EXERCISE PROMPT - Restate each line of the listing exactly, without carrying over any pictures.
----
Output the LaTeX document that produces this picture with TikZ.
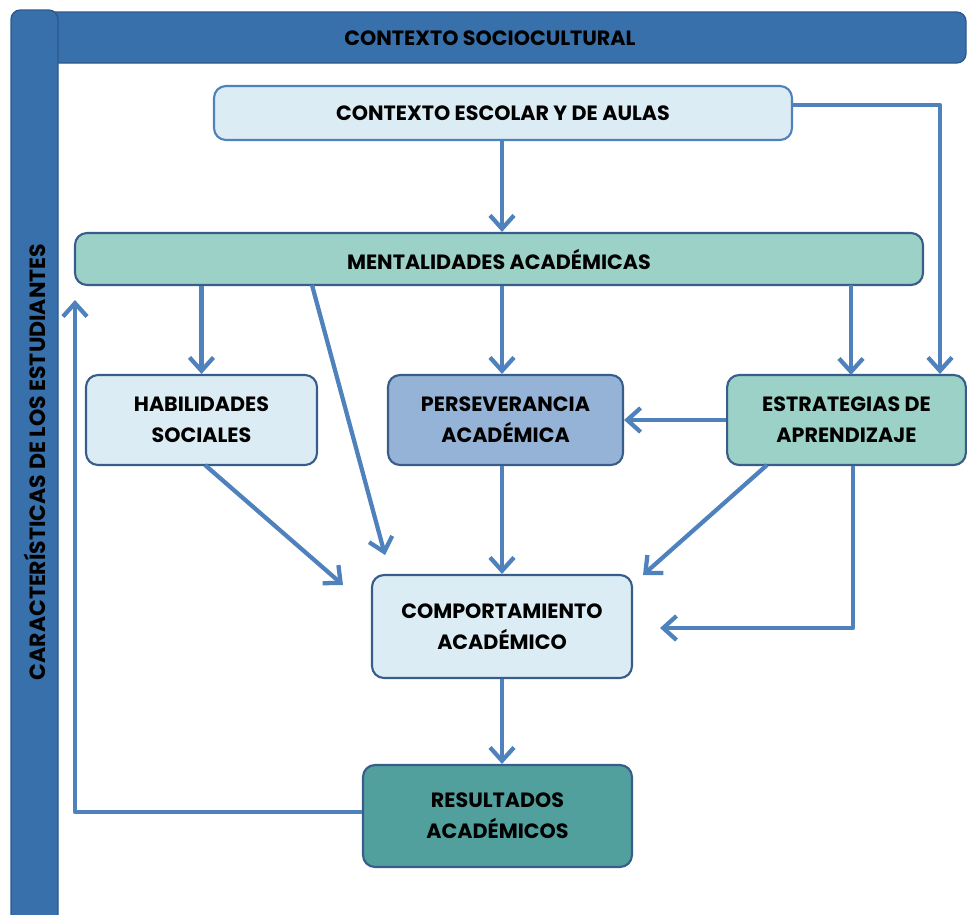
\documentclass[tikz,border=0pt]{standalone}
\usepackage{fontspec}
\setmainfont{Poppins}
\usetikzlibrary{arrows.meta}
\definecolor{barblue}{RGB}{55,112,170}
\definecolor{bardark}{RGB}{44,90,140}
\definecolor{arrowblue}{RGB}{79,129,189}
\definecolor{edgeblue}{RGB}{56,93,138}
\definecolor{lightblue}{RGB}{219,236,244}
\definecolor{lightteal}{RGB}{155,209,198}
\definecolor{midblue}{RGB}{149,179,215}
\definecolor{darkteal}{RGB}{81,160,158}
\tikzset{
  box/.style={draw=edgeblue, line width=1.6pt, rounded corners=9pt, align=center,
    font=\bfseries\fontsize{15.5}{23}\selectfont, inner sep=0pt},
  conn/.style={draw=arrowblue, line width=3.2pt, line join=round,
    -{Straight Barb[length=10pt,width=18pt,line width=3.2pt]}},
}
\begin{document}
\begin{tikzpicture}[x=0.75pt,y=-0.75pt]
\useasboundingbox (0,0) rectangle (967,914);
% frame bars
\draw[fill=barblue, draw=bardark, line width=1pt, rounded corners=7pt] (30,12) rectangle (966,63);
\draw[fill=barblue, draw=bardark, line width=1pt, rounded corners=7pt] (11,10) rectangle (58,940);
\node (soc) at (490,38) [font=\bfseries\fontsize{15.5}{18}\selectfont] {CONTEXTO SOCIOCULTURAL};
\node (car) at (35,462) [rotate=90, font=\bfseries\fontsize{16.5}{18}\selectfont] {CARACTERÍSTICAS DE LOS ESTUDIANTES};
% boxes
\node (esc) at (503,113) [box, draw=arrowblue, fill=lightblue, minimum width=433.5pt, minimum height=40.5pt] {CONTEXTO ESCOLAR Y DE AULAS};
\node (ment) at (499,259) [box, fill=lightteal, minimum width=636pt, minimum height=39pt] {MENTALIDADES ACADÉMICAS};
\node (hab) at (201.5,420) [box, fill=lightblue, minimum width=173.25pt, minimum height=67.5pt] {HABILIDADES\\SOCIALES};
\node (pers) at (505.5,420) [box, fill=midblue, minimum width=176.25pt, minimum height=67.5pt] {PERSEVERANCIA\\ACADÉMICA};
\node (estr) at (846.5,420) [box, fill=lightteal, minimum width=179pt, minimum height=67.5pt] {ESTRATEGIAS DE\\APRENDIZAJE};
\node (comp) at (502,626.5) [box, fill=lightblue, minimum width=195pt, minimum height=77.25pt] {COMPORTAMIENTO\\ACADÉMICO};
\node (res) at (497.5,816) [box, fill=darkteal, minimum width=201.75pt, minimum height=76.5pt] {RESULTADOS\\ACADÉMICOS};
% free ends
\coordinate (x1) at (502,0);
\coordinate (c1) at (940,105);
\coordinate (c2) at (385,555);
\coordinate (c3) at (343,585);
\coordinate (c4) at (643,575);
\coordinate (c5) at (853,628);
\coordinate (c6) at (660,628);
\coordinate (c7) at (75,812);
\coordinate (c8) at (75,300);
% connectors
\draw[conn] (x1 |- esc.south) -- (x1 |- ment.north);
\draw[conn] (esc.east |- c1) -- (c1) -- (c1 |- estr.north);
\draw[conn] (ment.south -| hab.north) -- (hab.north);
\draw[conn] (312,285) -- (c2);
\draw[conn] (x1 |- ment.south) -- (x1 |- pers.north);
\draw[conn] (851,285) -- (851,375);
\draw[conn] (estr.west) -- (pers.east);
\draw[conn] (205,465) -- (c3);
\draw[conn] (x1 |- pers.south) -- (x1 |- comp.north);
\draw[conn] (767,465) -- (c4);
\draw[conn] (c5 |- estr.south) -- (c5) -- (c6);
\draw[conn] (x1 |- comp.south) -- (x1 |- res.north);
\draw[conn] (c7 -| res.west) -- (c7) -- (c8);
\end{tikzpicture}
\end{document}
----
RESULT -
Output the LaTeX document that produces this picture with TikZ.
\documentclass[tikz,border=0pt]{standalone}
\usepackage{fontspec}
\setmainfont{Poppins}
\usetikzlibrary{arrows.meta}
\definecolor{barblue}{RGB}{55,112,170}
\definecolor{bardark}{RGB}{44,90,140}
\definecolor{arrowblue}{RGB}{79,129,189}
\definecolor{edgeblue}{RGB}{56,93,138}
\definecolor{lightblue}{RGB}{219,236,244}
\definecolor{lightteal}{RGB}{155,209,198}
\definecolor{midblue}{RGB}{149,179,215}
\definecolor{darkteal}{RGB}{81,160,158}
\tikzset{
  box/.style={draw=edgeblue, line width=1.6pt, rounded corners=9pt, align=center,
    font=\bfseries\fontsize{15.5}{23}\selectfont, inner sep=0pt},
  conn/.style={draw=arrowblue, line width=3.2pt, line join=round,
    -{Straight Barb[length=10pt,width=18pt,line width=3.2pt]}},
}
\begin{document}
\begin{tikzpicture}[x=0.75pt,y=-0.75pt]
\useasboundingbox (0,0) rectangle (967,914);
% frame bars
\draw[fill=barblue, draw=bardark, line width=1pt, rounded corners=7pt] (30,12) rectangle (966,63);
\draw[fill=barblue, draw=bardark, line width=1pt, rounded corners=7pt] (11,10) rectangle (58,940);
\node (soc) at (490,38) [font=\bfseries\fontsize{15.5}{18}\selectfont] {CONTEXTO SOCIOCULTURAL};
\node (car) at (35,462) [rotate=90, font=\bfseries\fontsize{16.5}{18}\selectfont] {CARACTERÍSTICAS DE LOS ESTUDIANTES};
% boxes
\node (esc) at (503,113) [box, draw=arrowblue, fill=lightblue, minimum width=433.5pt, minimum height=40.5pt] {CONTEXTO ESCOLAR Y DE AULAS};
\node (ment) at (499,259) [box, fill=lightteal, minimum width=636pt, minimum height=39pt] {MENTALIDADES ACADÉMICAS};
\node (hab) at (201.5,420) [box, fill=lightblue, minimum width=173.25pt, minimum height=67.5pt] {HABILIDADES\\SOCIALES};
\node (pers) at (505.5,420) [box, fill=midblue, minimum width=176.25pt, minimum height=67.5pt] {PERSEVERANCIA\\ACADÉMICA};
\node (estr) at (846.5,420) [box, fill=lightteal, minimum width=179pt, minimum height=67.5pt] {ESTRATEGIAS DE\\APRENDIZAJE};
\node (comp) at (502,626.5) [box, fill=lightblue, minimum width=195pt, minimum height=77.25pt] {COMPORTAMIENTO\\ACADÉMICO};
\node (res) at (497.5,816) [box, fill=darkteal, minimum width=201.75pt, minimum height=76.5pt] {RESULTADOS\\ACADÉMICOS};
% free ends
\coordinate (x1) at (502,0);
\coordinate (c1) at (940,105);
\coordinate (c2) at (385,555);
\coordinate (c3) at (343,585);
\coordinate (c4) at (643,575);
\coordinate (c5) at (853,628);
\coordinate (c6) at (660,628);
\coordinate (c7) at (75,812);
\coordinate (c8) at (75,300);
% connectors
\draw[conn] (x1 |- esc.south) -- (x1 |- ment.north);
\draw[conn] (esc.east |- c1) -- (c1) -- (c1 |- estr.north);
\draw[conn] (ment.south -| hab.north) -- (hab.north);
\draw[conn] (312,285) -- (c2);
\draw[conn] (x1 |- ment.south) -- (x1 |- pers.north);
\draw[conn] (851,285) -- (851,375);
\draw[conn] (estr.west) -- (pers.east);
\draw[conn] (205,465) -- (c3);
\draw[conn] (x1 |- pers.south) -- (x1 |- comp.north);
\draw[conn] (767,465) -- (c4);
\draw[conn] (c5 |- estr.south) -- (c5) -- (c6);
\draw[conn] (x1 |- comp.south) -- (x1 |- res.north);
\draw[conn] (c7 -| res.west) -- (c7) -- (c8);
\end{tikzpicture}
\end{document}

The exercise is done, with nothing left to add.